結果として、『和みあずき』キャンペーンでは、「家でぬくぬくしながら」「コタツで食べたい」といった冬にアイスを食べることを示唆した反応が多く挙がっており、冬に食べるデザートの代表格であるお汁粉からあずきを連想しやすいことも、『和みあずき』と冬がイメージしやすい一因かと考えられます。
『カスタードプディング』期間限定販売開始では、冬のアイス需要というよりこの商品の味そのものに惹きつけられたファン、そして実際に食べて好きになったファンが多いことが伺えます。カラメルソースのほろ苦さとカスタードのハーモニーが好評なようです。
SNSとの相性がよい、期間限定商品
このようにTwitterを使った告知キャンペーンは大きな反応を見せたのですが、通常製品に対する反応と比較するとどうなのでしょうか?ハーゲンダッツの通常フレーバー(バニラ味、マカデミアナッツ味、ストロベリー味、リッチミルク味)と期間限定商品(カスタードプディング味、和みあずき味)へのツイート数を比較してみました。

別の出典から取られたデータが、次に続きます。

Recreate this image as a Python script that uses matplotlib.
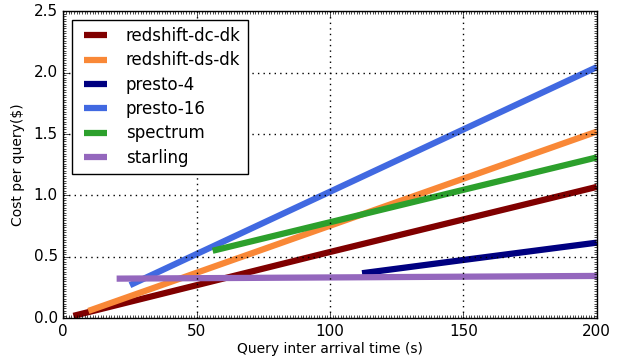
import matplotlib
matplotlib.use("Agg")
from matplotlib import pyplot as plt
from matplotlib.ticker import MultipleLocator

# start / end points of each series (query inter arrival time, cost per query)
redshift_dc_dk_x = [3.8, 100, 150, 200]
redshift_dc_dk_y = [0.02, 0.54, 0.805, 1.07]
redshift_ds_dk_x = [9.4, 200]
redshift_ds_dk_y = [0.06, 1.52]
presto_4_x = [112, 150, 200]
presto_4_y = [0.367, 0.475, 0.616]
presto_16_x = [25, 200]
presto_16_y = [0.27, 2.045]
spectrum_x = [56, 200]
spectrum_y = [0.55, 1.31]
starling_x = [20, 200]
starling_y = [0.323, 0.345]

series = [
    ("redshift-dc-dk", redshift_dc_dk_x, redshift_dc_dk_y, "#800000"),
    ("redshift-ds-dk", redshift_ds_dk_x, redshift_ds_dk_y, "#f98837"),
    ("presto-4", presto_4_x, presto_4_y, "#000080"),
    ("presto-16", presto_16_x, presto_16_y, "#4169e1"),
    ("spectrum", spectrum_x, spectrum_y, "#2ca02c"),
    ("starling", starling_x, starling_y, "#9467bd"),
]

plt.style.use("classic")
fig = plt.figure(figsize=(6.18, 3.6), dpi=100, facecolor="white")
ax = fig.add_axes([0.1024, 0.1158, 0.8633, 0.853])

for name, xs, ys, color in series:
    ax.plot(xs, ys, color=color, linewidth=4.5, label=name, solid_capstyle="butt")

ax.set_xlim(0, 200)
ax.set_ylim(0, 2.5)
ax.xaxis.set_major_locator(MultipleLocator(50))
ax.yaxis.set_major_locator(MultipleLocator(0.5))
ax.xaxis.set_minor_locator(MultipleLocator(1))
ax.yaxis.set_minor_locator(MultipleLocator(0.02))
ax.tick_params(which="major", labelsize=11, length=4)
ax.tick_params(which="minor", length=2)
ax.grid(True, which="major", color="k", linestyle=":", linewidth=1)

ax.set_xlabel("Query inter arrival time (s)", fontsize=10, labelpad=2)
ax.set_ylabel("Cost per query($)", fontsize=10, labelpad=6)

leg = ax.legend(loc="upper left", fontsize=12, handlelength=2.0,
                borderpad=0.45, labelspacing=0.38, fancybox=False)
leg.get_frame().set_linewidth(1)

fig.savefig("out.png", dpi=100, facecolor="white")
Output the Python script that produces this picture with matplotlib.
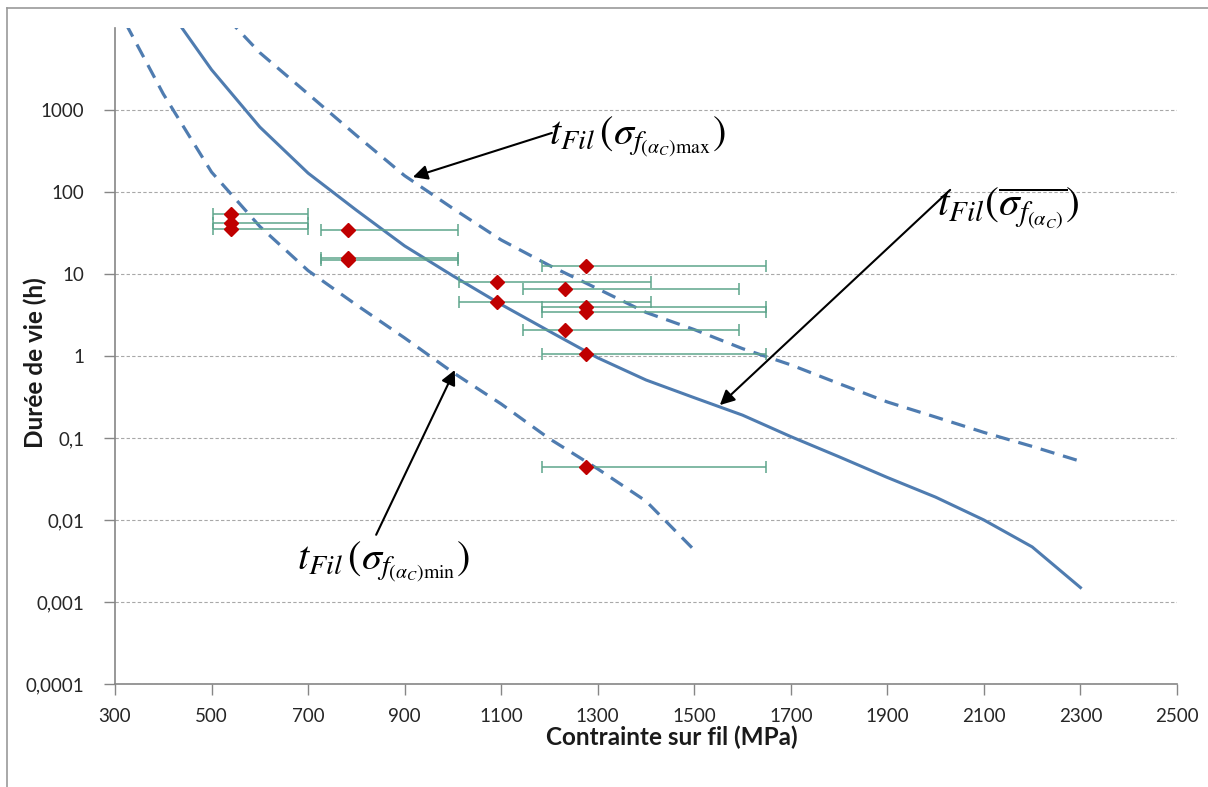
import numpy as np
import matplotlib
matplotlib.use('Agg')
from matplotlib import pyplot as plt
from matplotlib.lines import Line2D

plt.rcParams['mathtext.fontset'] = 'stix'

# courbe moyenne t_Fil(sigma moyen)
stress_mean = [400, 500, 600, 700, 800, 900, 1000, 1100, 1200, 1300, 1400, 1500,
               1600, 1700, 1800, 1900, 2000, 2100, 2200, 2300]
life_mean = [21000, 3100, 620, 170, 60, 22, 9.5, 4.25, 2.0, 0.95, 0.51, 0.31,
             0.19, 0.104, 0.059, 0.033, 0.019, 0.010, 0.0047, 0.0015]

# borne haute (sigma max)
stress_max = [500, 600, 700, 800, 900, 1000, 1100, 1200, 1300, 1400, 1500, 1600,
              1700, 1800, 1900, 2000, 2100, 2200, 2300]
life_max = [21000, 5000, 1570, 490, 158, 63, 26, 12.7, 6.6, 3.4, 2.1, 1.23,
            0.78, 0.46, 0.275, 0.18, 0.117, 0.079, 0.052]

# borne basse (sigma min)
stress_min = [300, 400, 500, 600, 700, 800, 900, 1000, 1100, 1200, 1300, 1400, 1500]
life_min = [20000, 1570, 175, 38, 11, 4.2, 1.66, 0.63, 0.26, 0.098, 0.042, 0.017, 0.0043]

# essais
stress_exp = np.array([541, 541, 541, 782, 782, 782, 1091, 1091, 1233, 1233,
                       1275, 1275, 1275, 1275, 1275])
life_exp = np.array([53.5, 41.5, 35, 34, 15.8, 14.7, 7.9, 4.5, 6.5, 2.07,
                     12.5, 3.93, 3.47, 1.07, 0.044])
stress_lo = np.array([502, 502, 502, 727, 727, 727, 1013, 1013, 1146, 1146,
                      1185, 1185, 1185, 1185, 1185])
stress_hi = np.array([700, 700, 700, 1011, 1011, 1011, 1410, 1410, 1593, 1593,
                      1649, 1649, 1649, 1649, 1649])

xticks = list(range(300, 2501, 200))
yticks = [1e-4, 1e-3, 1e-2, 1e-1, 1, 10, 100, 1000]
ylabels = ['0,0001', '0,001', '0,01', '0,1', '1', '10', '100', '1000']

# annotations: (tip x, tip y), (tail x, tail y), text position
arrow_max = ((917, 152), (1205, 525))
arrow_mean = ((1553, 0.252), (2030, 106))
arrow_min = ((1004, 0.675), (841, 0.0066))
label_max_pos = (1200, 470)
label_mean_pos = (2002, 64)
label_min_pos = (678, 0.0031)

blue = '#4f7cb0'
grey = '#868686'
font = 'Lato'

fig = plt.figure(figsize=(12.08, 7.87), dpi=100)
ax = fig.add_axes([115/1208, 1 - 684/787, (1177-115)/1208, (684-28)/787])

ax.plot(stress_mean, life_mean, color=blue, lw=2.2)
ax.plot(stress_max, life_max, color=blue, lw=2.3, dashes=(4.5, 2.8))
ax.plot(stress_min, life_min, color=blue, lw=2.3, dashes=(4.5, 2.8))

ax.errorbar(stress_exp, life_exp, xerr=[stress_exp - stress_lo, stress_hi - stress_exp],
            fmt='D', color='#c00000', markersize=7.5, ecolor='#5ea58c',
            elinewidth=1.1, capsize=4, capthick=1.1, zorder=3)

ax.set_yscale('log')
ax.set_xlim(300, 2500)
ax.set_ylim(1e-4, 1e4)
ax.set_xticks(xticks)
ax.set_xticklabels([str(t) for t in xticks], fontfamily=font, fontsize=13.5, color='#262626')
ax.set_yticks(yticks)
ax.set_yticklabels(ylabels, fontfamily=font, fontsize=13.5, color='#262626')
ax.yaxis.set_minor_locator(matplotlib.ticker.NullLocator())
ax.tick_params(axis='both', direction='out', length=8, width=1, color=grey)
ax.tick_params(axis='x', pad=9)
ax.tick_params(axis='y', pad=14)

ax.grid(True, axis='y', color='#a8a8a8', lw=0.8, ls=(0, (3, 2)))
ax.set_axisbelow(True)
for s in ['top', 'right']:
    ax.spines[s].set_visible(False)
for s in ['left', 'bottom']:
    ax.spines[s].set_color(grey)
    ax.spines[s].set_linewidth(1.2)

ax.set_xlabel('Contrainte sur fil (MPa)', fontfamily=font, fontweight='bold',
              fontsize=17.5, color='#1a1a1a')
ax.set_ylabel('Durée de vie (h)', fontfamily=font, fontweight='bold',
              fontsize=17.5, color='#1a1a1a')
ax.xaxis.set_label_coords(0.5245, -0.064)
ax.yaxis.set_label_coords(-0.064, 0.49)

arrowstyle = dict(arrowstyle='-|>', color='black', lw=1.5, mutation_scale=22,
                  shrinkA=0, shrinkB=0)
for tip, tail in [arrow_max, arrow_mean, arrow_min]:
    ax.annotate('', xy=tip, xytext=tail, arrowprops=arrowstyle)

ax.text(*label_max_pos, r'$t_{Fil}\,(\sigma_{f_{(\alpha_C)\mathrm{max}}})$',
        fontsize=29, ha='left', va='center')
ax.text(*label_mean_pos, r'$t_{Fil}(\overline{\sigma_{f_{(\alpha_C)}}})$',
        fontsize=30, ha='left', va='center')
ax.text(*label_min_pos, r'$t_{Fil}\,(\sigma_{f_{(\alpha_C)\mathrm{min}}})$',
        fontsize=29, ha='left', va='center')

# cadre extérieur (haut et gauche)
fig.add_artist(Line2D([7/1208, 7/1208], [0, 1 - 8/787], color='#9a9a9a', lw=1.2))
fig.add_artist(Line2D([7/1208, 1], [1 - 8/787, 1 - 8/787], color='#9a9a9a', lw=1.2))

fig.savefig('out.png', dpi=100)
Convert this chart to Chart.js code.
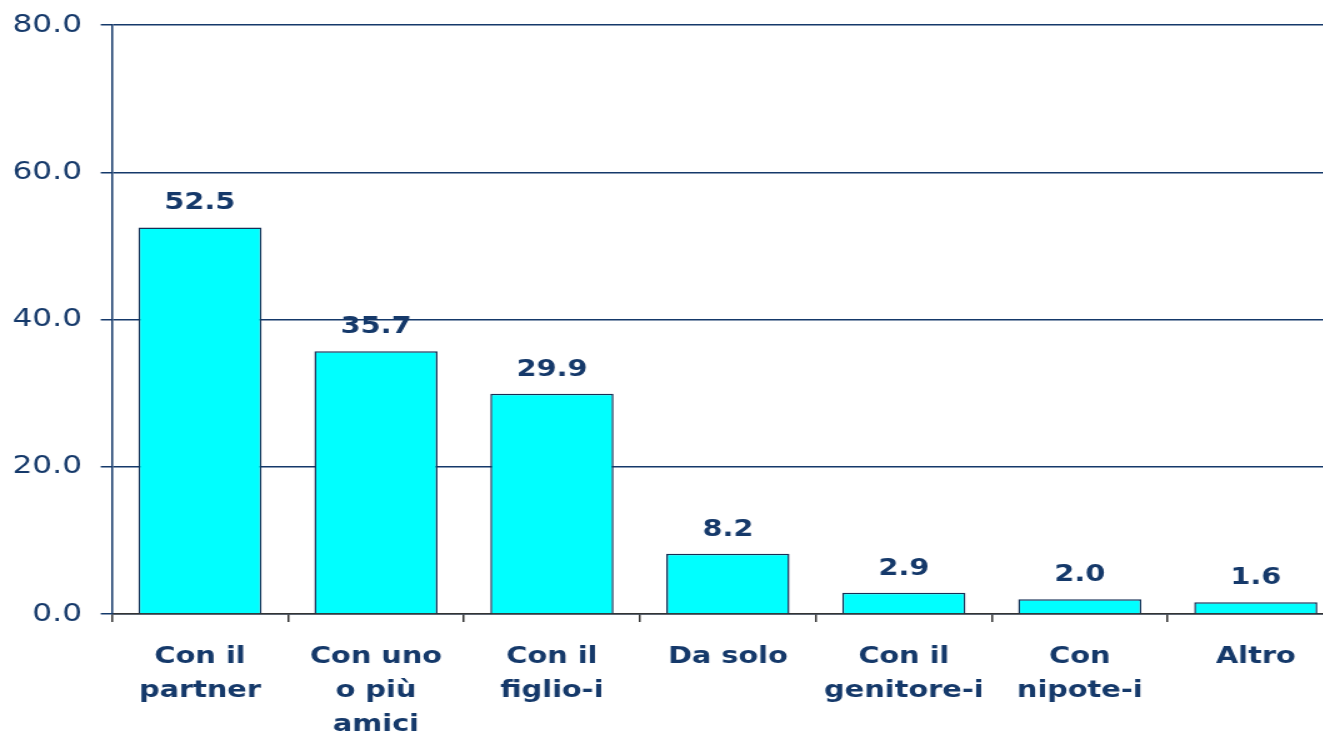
<!DOCTYPE html>
<html>
<head>
<meta charset="utf-8">
<script src="https://cdn.jsdelivr.net/npm/chart.js@4/dist/chart.umd.min.js"></script>
<style>
  html, body { margin: 0; padding: 0; background: #fff; overflow: hidden; }
  /* the original is drawn wide, so the chart is stretched sideways */
  #wrap { position: absolute; left: 0; top: 0; width: 1075px; height: 733px;
          transform: scaleX(1.25); transform-origin: 0 0; }
</style>
</head>
<body>
<div id="wrap"><canvas id="chart" width="1075" height="733"></canvas></div>
<script>
'use strict';

var categories = [
  ['Con il', 'partner'],
  ['Con uno', 'o più', 'amici'],
  ['Con il', 'figlio-i'],
  ['Da solo'],
  ['Con il', 'genitore-i'],
  ['Con', 'nipote-i'],
  ['Altro']
];
var values = [52.5, 35.7, 29.9, 8.2, 2.9, 2.0, 1.6];
var yTicks = [0, 20, 40, 60, 80];

var navy = '#15396a';
var font = 'DejaVu Sans';

// values above each bar
var valueLabels = {
  id: 'valueLabels',
  afterDatasetsDraw: function (chart) {
    var ctx = chart.ctx;
    var meta = chart.getDatasetMeta(0);
    ctx.save();
    ctx.font = 'bold 23px "' + font + '"';
    ctx.fillStyle = navy;
    ctx.textAlign = 'center';
    ctx.textBaseline = 'middle';
    meta.data.forEach(function (bar, i) {
      ctx.fillText(values[i].toFixed(1), bar.x, bar.y - 24);
    });
    ctx.restore();
  }
};

new Chart(document.getElementById('chart'), {
  type: 'bar',
  data: {
    labels: categories,
    datasets: [{
      data: values,
      backgroundColor: '#00ffff',
      borderColor: '#172f55',
      borderWidth: 1.5,
      borderSkipped: 'bottom',
      barPercentage: 0.7,
      categoryPercentage: 1
    }]
  },
  plugins: [valueLabels],
  options: {
    responsive: false,
    animation: false,
    layout: { padding: { top: 25, right: 0, left: 0, bottom: 0 } },
    plugins: { legend: { display: false }, tooltip: { enabled: false } },
    scales: {
      x: {
        offset: true,
        grid: { drawOnChartArea: false, drawTicks: true, tickLength: 8, color: '#333', lineWidth: 1.5, offset: true },
        border: { color: '#333', width: 1.5 },
        ticks: {
          color: navy,
          padding: 18,
          maxRotation: 0,
          autoSkip: false,
          font: { family: font, size: 23, weight: 'bold', lineHeight: 1.48 }
        },
        afterFit: function (scale) {
          scale.height = 119;
          scale.paddingLeft = 0;
          scale.paddingRight = 0;
        }
      },
      y: {
        min: 0,
        max: 80,
        afterBuildTicks: function (scale) {
          scale.ticks = yTicks.map(function (v) { return { value: v }; });
        },
        grid: { color: navy, lineWidth: 1.5, tickLength: 9 },
        border: { color: navy, width: 1.5 },
        ticks: {
          color: navy,
          padding: 15,
          font: { family: font, size: 25 },
          callback: function (v) { return Number(v).toFixed(1); }
        },
        afterFit: function (scale) {
          scale.width = 89.6;
          scale.paddingTop = 0;
          scale.paddingBottom = 0;
        }
      }
    }
  }
});
</script>
</body>
</html>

グラフからわかる通り、既存の4商品に比べ、期間限定商品の『カスタードプディング』と『和みあずき』のツイートが際立って多いことがわかります。このグラフからも期間限定商品はSNSを使ったマーケティングとの相性が良いことが伺えます。これら期間限定商品へのツイートが伸びた要因として、
- レア感の醸成:限られた期間でしか買えないレアさと「フォロー&リツイートキャンペーン」の相乗効果
- 味への高評価:特に『カスタードプディング』については、期間限定に加え味もツイートが増えた要因です。「復活して欲しい商品ランキング」で断トツだったことも、味が支持されていることの証明と言えます
- 配信のタイミング:和みあずき』に関しては、あずきという食べ物が冬やお汁粉を連想させることも冬の限定商品として効果的であり、ファンからのツイートを集めた要因の1つと考えられます。
の3つが挙げられます。結果、
- 商品そのものが持つ価値(味)
に加え、
- キャンペーン対象の的確さ(タイミング)
- 今後のプロモーション効果UPに効果的なキャンペーン企画(レア感)
を出したことが、「ハーゲンダッツ・ミニカップ」へのTwitter上の反応が増えた要因であると考えられると思われます。